**DATA PROVIDED**
# # # #

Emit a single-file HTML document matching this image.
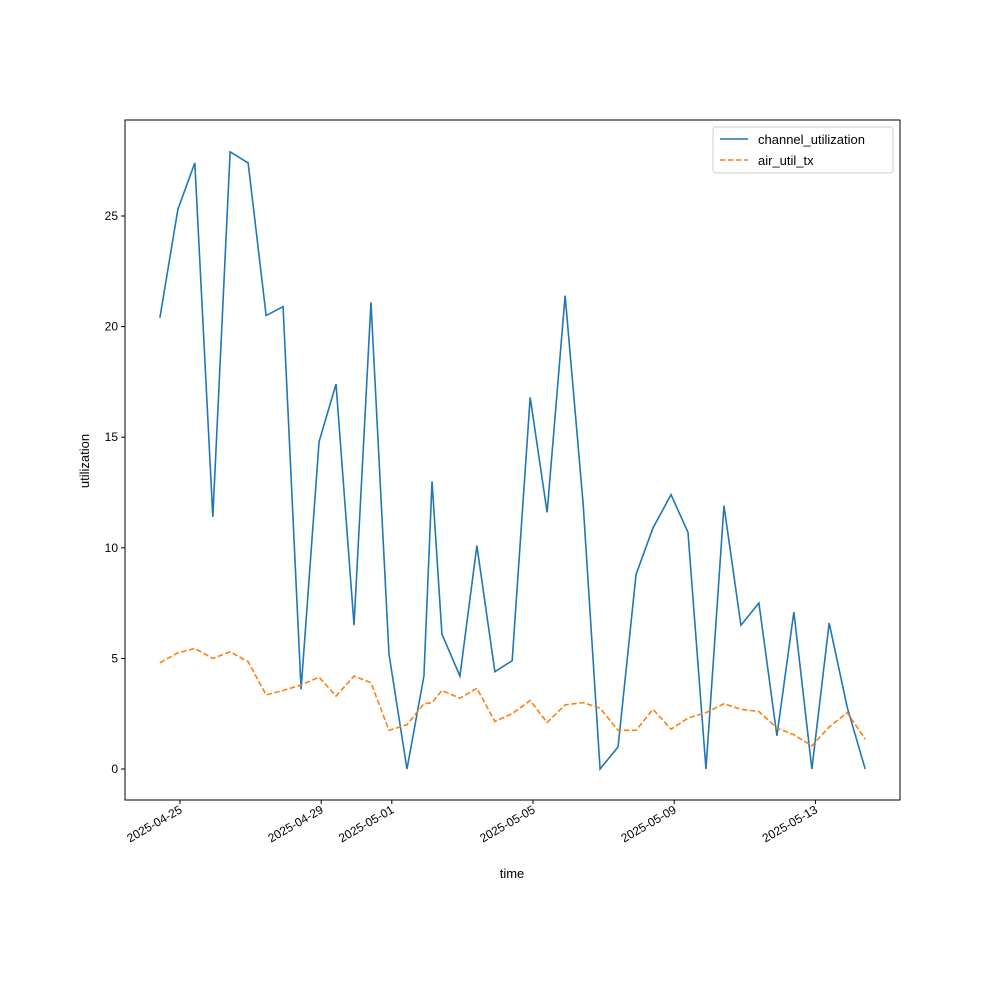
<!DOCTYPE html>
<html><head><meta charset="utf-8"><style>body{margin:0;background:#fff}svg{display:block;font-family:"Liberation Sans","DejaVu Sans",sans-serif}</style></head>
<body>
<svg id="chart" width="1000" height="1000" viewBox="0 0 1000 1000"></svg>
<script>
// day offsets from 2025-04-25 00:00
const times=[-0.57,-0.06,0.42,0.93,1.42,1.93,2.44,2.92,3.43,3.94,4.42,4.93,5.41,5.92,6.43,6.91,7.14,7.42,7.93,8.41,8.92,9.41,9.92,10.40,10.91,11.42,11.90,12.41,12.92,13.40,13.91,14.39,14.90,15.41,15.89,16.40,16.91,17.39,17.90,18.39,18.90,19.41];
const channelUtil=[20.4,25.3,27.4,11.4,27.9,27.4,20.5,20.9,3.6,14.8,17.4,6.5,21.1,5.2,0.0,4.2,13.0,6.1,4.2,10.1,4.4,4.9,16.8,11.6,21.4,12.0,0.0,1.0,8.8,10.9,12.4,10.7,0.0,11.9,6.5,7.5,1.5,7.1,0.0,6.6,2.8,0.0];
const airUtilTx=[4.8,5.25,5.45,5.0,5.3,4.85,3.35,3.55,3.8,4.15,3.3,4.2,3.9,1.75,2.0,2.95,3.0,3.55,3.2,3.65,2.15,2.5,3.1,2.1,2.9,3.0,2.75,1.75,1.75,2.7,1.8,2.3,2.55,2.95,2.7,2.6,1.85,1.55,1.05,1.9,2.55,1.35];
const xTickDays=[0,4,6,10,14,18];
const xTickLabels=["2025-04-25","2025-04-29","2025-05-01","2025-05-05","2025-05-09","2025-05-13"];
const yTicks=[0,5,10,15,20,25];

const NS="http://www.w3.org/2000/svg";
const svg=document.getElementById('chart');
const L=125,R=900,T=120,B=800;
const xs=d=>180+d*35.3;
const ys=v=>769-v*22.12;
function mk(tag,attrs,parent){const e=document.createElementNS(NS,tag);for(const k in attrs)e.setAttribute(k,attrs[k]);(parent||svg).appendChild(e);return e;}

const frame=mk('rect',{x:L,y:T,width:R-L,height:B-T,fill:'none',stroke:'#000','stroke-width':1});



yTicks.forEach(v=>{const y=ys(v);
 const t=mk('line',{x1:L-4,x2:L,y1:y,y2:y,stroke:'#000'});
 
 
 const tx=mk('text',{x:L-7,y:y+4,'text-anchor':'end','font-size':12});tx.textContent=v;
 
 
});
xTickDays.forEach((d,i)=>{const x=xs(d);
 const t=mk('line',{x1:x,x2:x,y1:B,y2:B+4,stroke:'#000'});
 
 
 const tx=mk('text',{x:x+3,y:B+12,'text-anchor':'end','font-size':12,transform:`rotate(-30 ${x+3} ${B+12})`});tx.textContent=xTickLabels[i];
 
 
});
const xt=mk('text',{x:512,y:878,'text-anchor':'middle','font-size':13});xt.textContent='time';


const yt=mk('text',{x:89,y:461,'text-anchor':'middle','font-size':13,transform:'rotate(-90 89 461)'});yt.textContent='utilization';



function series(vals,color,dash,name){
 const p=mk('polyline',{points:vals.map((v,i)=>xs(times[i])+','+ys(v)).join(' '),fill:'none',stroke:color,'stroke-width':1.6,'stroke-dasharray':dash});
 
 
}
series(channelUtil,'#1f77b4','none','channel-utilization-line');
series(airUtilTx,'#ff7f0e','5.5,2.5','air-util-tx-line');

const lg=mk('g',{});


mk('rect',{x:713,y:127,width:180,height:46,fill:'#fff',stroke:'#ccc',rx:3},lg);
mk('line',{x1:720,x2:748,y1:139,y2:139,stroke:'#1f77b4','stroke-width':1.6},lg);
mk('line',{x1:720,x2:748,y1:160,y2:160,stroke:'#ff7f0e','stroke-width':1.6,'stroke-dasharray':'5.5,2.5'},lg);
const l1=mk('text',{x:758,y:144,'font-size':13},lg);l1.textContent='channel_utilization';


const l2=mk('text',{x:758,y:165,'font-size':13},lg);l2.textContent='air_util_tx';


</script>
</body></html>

# # # #

**TASK STATEMENT**
Leave out all pictures, then copy the remaining material exactly.

**TASK SOLUTION**
Emit a single-file HTML document matching this image.
<!DOCTYPE html>
<html><head><meta charset="utf-8"><style>body{margin:0;background:#fff}svg{display:block;font-family:"Liberation Sans","DejaVu Sans",sans-serif}</style></head>
<body>
<svg id="chart" width="1000" height="1000" viewBox="0 0 1000 1000"></svg>
<script>
// day offsets from 2025-04-25 00:00
const times=[-0.57,-0.06,0.42,0.93,1.42,1.93,2.44,2.92,3.43,3.94,4.42,4.93,5.41,5.92,6.43,6.91,7.14,7.42,7.93,8.41,8.92,9.41,9.92,10.40,10.91,11.42,11.90,12.41,12.92,13.40,13.91,14.39,14.90,15.41,15.89,16.40,16.91,17.39,17.90,18.39,18.90,19.41];
const channelUtil=[20.4,25.3,27.4,11.4,27.9,27.4,20.5,20.9,3.6,14.8,17.4,6.5,21.1,5.2,0.0,4.2,13.0,6.1,4.2,10.1,4.4,4.9,16.8,11.6,21.4,12.0,0.0,1.0,8.8,10.9,12.4,10.7,0.0,11.9,6.5,7.5,1.5,7.1,0.0,6.6,2.8,0.0];
const airUtilTx=[4.8,5.25,5.45,5.0,5.3,4.85,3.35,3.55,3.8,4.15,3.3,4.2,3.9,1.75,2.0,2.95,3.0,3.55,3.2,3.65,2.15,2.5,3.1,2.1,2.9,3.0,2.75,1.75,1.75,2.7,1.8,2.3,2.55,2.95,2.7,2.6,1.85,1.55,1.05,1.9,2.55,1.35];
const xTickDays=[0,4,6,10,14,18];
const xTickLabels=["2025-04-25","2025-04-29","2025-05-01","2025-05-05","2025-05-09","2025-05-13"];
const yTicks=[0,5,10,15,20,25];

const NS="http://www.w3.org/2000/svg";
const svg=document.getElementById('chart');
const L=125,R=900,T=120,B=800;
const xs=d=>180+d*35.3;
const ys=v=>769-v*22.12;
function mk(tag,attrs,parent){const e=document.createElementNS(NS,tag);for(const k in attrs)e.setAttribute(k,attrs[k]);(parent||svg).appendChild(e);return e;}

const frame=mk('rect',{x:L,y:T,width:R-L,height:B-T,fill:'none',stroke:'#000','stroke-width':1});



yTicks.forEach(v=>{const y=ys(v);
 const t=mk('line',{x1:L-4,x2:L,y1:y,y2:y,stroke:'#000'});
 
 
 const tx=mk('text',{x:L-7,y:y+4,'text-anchor':'end','font-size':12});tx.textContent=v;
 
 
});
xTickDays.forEach((d,i)=>{const x=xs(d);
 const t=mk('line',{x1:x,x2:x,y1:B,y2:B+4,stroke:'#000'});
 
 
 const tx=mk('text',{x:x+3,y:B+12,'text-anchor':'end','font-size':12,transform:`rotate(-30 ${x+3} ${B+12})`});tx.textContent=xTickLabels[i];
 
 
});
const xt=mk('text',{x:512,y:878,'text-anchor':'middle','font-size':13});xt.textContent='time';


const yt=mk('text',{x:89,y:461,'text-anchor':'middle','font-size':13,transform:'rotate(-90 89 461)'});yt.textContent='utilization';



function series(vals,color,dash,name){
 const p=mk('polyline',{points:vals.map((v,i)=>xs(times[i])+','+ys(v)).join(' '),fill:'none',stroke:color,'stroke-width':1.6,'stroke-dasharray':dash});
 
 
}
series(channelUtil,'#1f77b4','none','channel-utilization-line');
series(airUtilTx,'#ff7f0e','5.5,2.5','air-util-tx-line');

const lg=mk('g',{});


mk('rect',{x:713,y:127,width:180,height:46,fill:'#fff',stroke:'#ccc',rx:3},lg);
mk('line',{x1:720,x2:748,y1:139,y2:139,stroke:'#1f77b4','stroke-width':1.6},lg);
mk('line',{x1:720,x2:748,y1:160,y2:160,stroke:'#ff7f0e','stroke-width':1.6,'stroke-dasharray':'5.5,2.5'},lg);
const l1=mk('text',{x:758,y:144,'font-size':13},lg);l1.textContent='channel_utilization';


const l2=mk('text',{x:758,y:165,'font-size':13},lg);l2.textContent='air_util_tx';


</script>
</body></html>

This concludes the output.